Le fazioni rivali di Fatah e Hamas di tanto in tanto hanno fatto tentativi di unità nazionale. Ciò è sempre stato visto come una minaccia da Israele, che cerca di dividere e governare. Nell’aprile 2014 Hamas e Fatah giunsero a un accordo di unità, nel quale Hamas aveva caratteristiche vicine a quelle che avrebbero consentito alla comunità internazionale, rappresentata dal Quartetto (ONU, UE, USA, Russia), di trattare con esso. Ma Israele insolentemente disse “No”. Netanyahu dichiarò che Abbas doveva “scegliere tra la pace e Hamas”, e guidò il conto alla rovescia per l’assalto senza precedenti a Gaza, quello di cui Gantz si vantava.
Amira Hass accenna al desiderio di far rivivere tale unità:
Hamas e Fatah hanno giurato di voler porre fine alla divisione politica e ai doppi governi degli ultimi 14 anni. Una soluzione che si sta delineando è l’istituzione di un governo di unità nazionale, indipendentemente dai risultati delle elezioni […]. Se ciò avverrà, resta da vedere se Israele lascerà sopravvivere una soluzione così elegante.
E questa è la notizia. Non ci sono altre notizie sotto il cocente sole dello stato di apartheid.

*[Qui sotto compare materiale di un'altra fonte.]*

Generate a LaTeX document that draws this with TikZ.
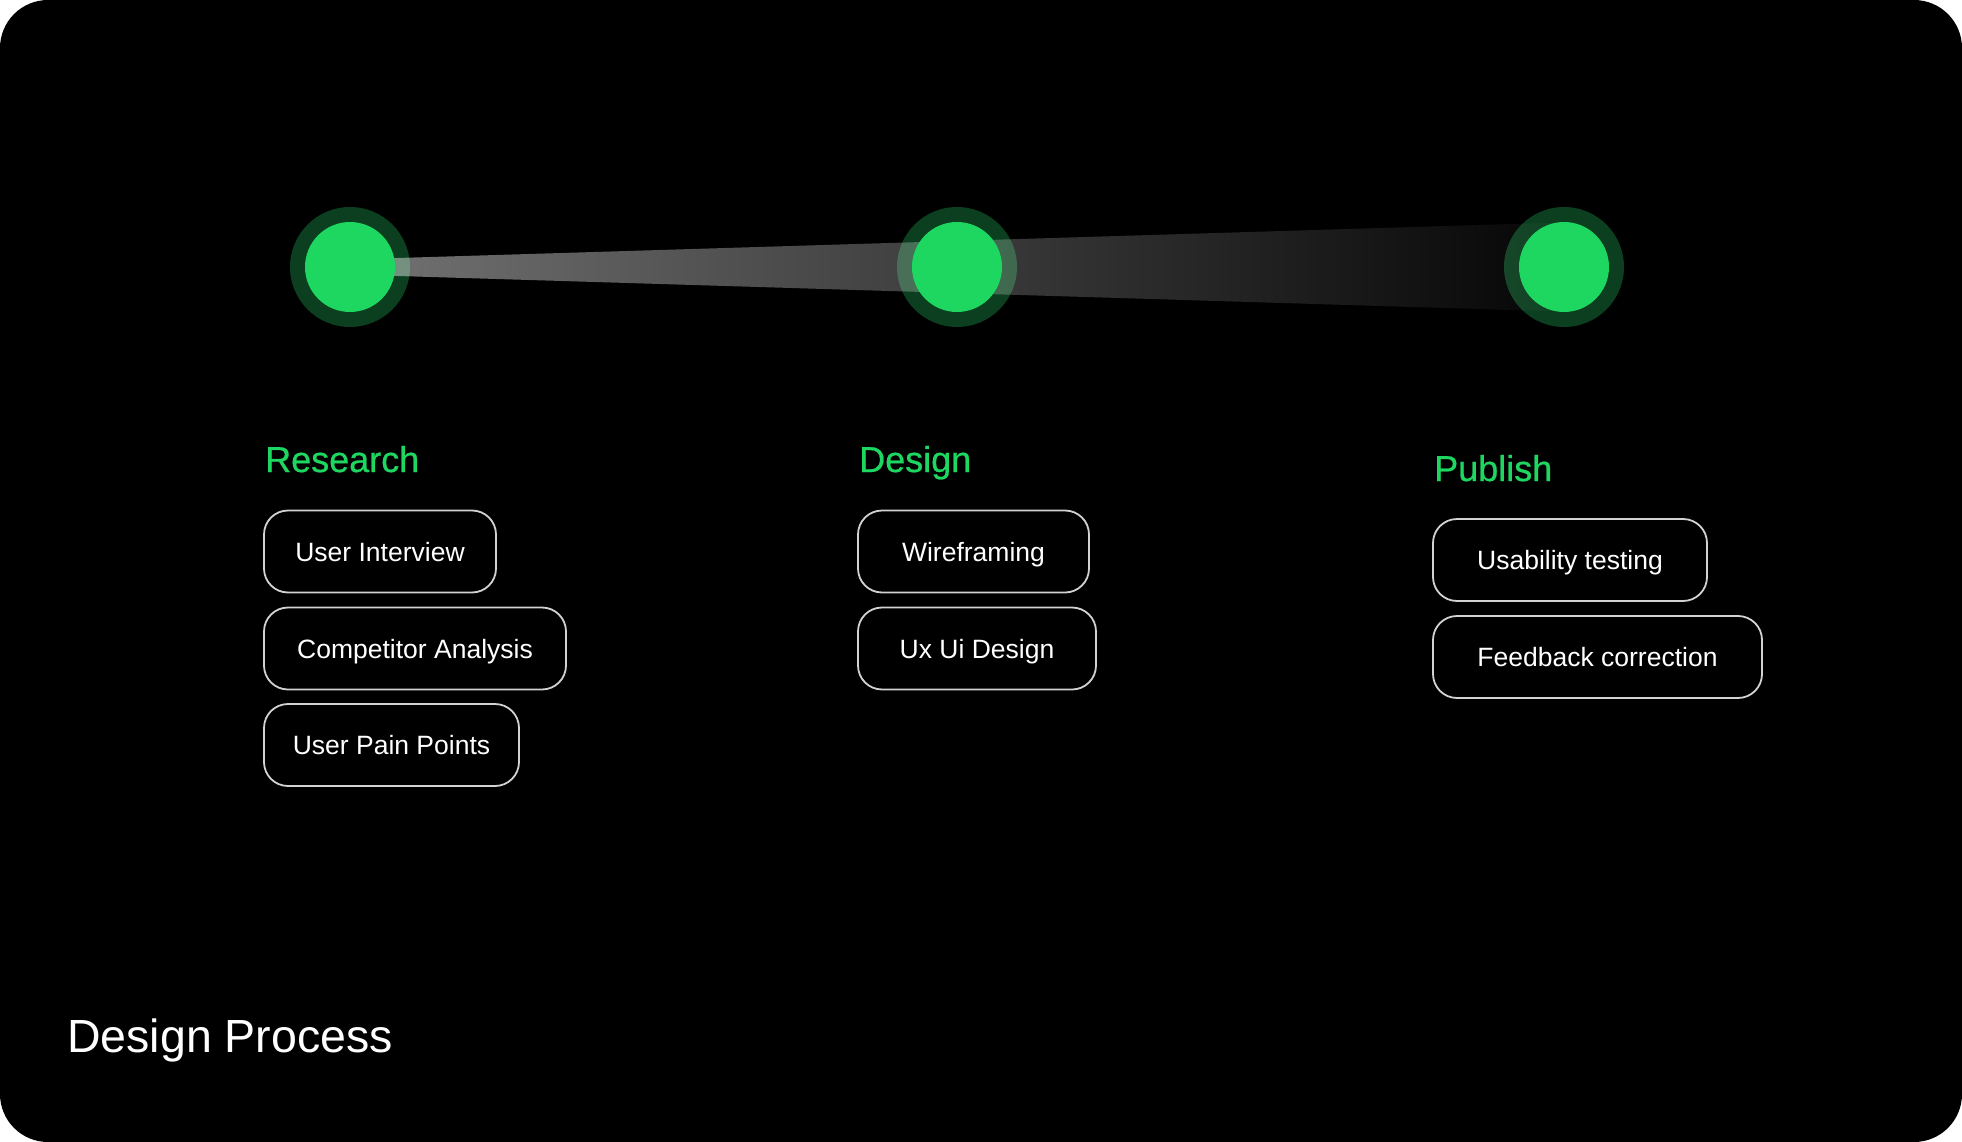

È chiaro che la gente vuole fare qualcosa per il cambiamento, anche in questo paradigma impossibile di apartheid. E qualcosa in qualche modo deve essere fatto. Ma questa realtà complessiva che incombe su tutto deve essere compresa, messa a fuoco, interiorizzata.
Israele è uno stato di apartheid dal fiume al mare. Le elezioni in una tale realtà sono rilevanti solo se conducono a un cambiamento di questo paradigma, ma è improbabile che qualsiasi cambiamento prodotto da questi meccanismi elettorali possa davvero far progredire le cose.
Sappiamo che una vera risposta a questo apartheid c’è: Boicottaggio, Disinvestimento e Sanzioni.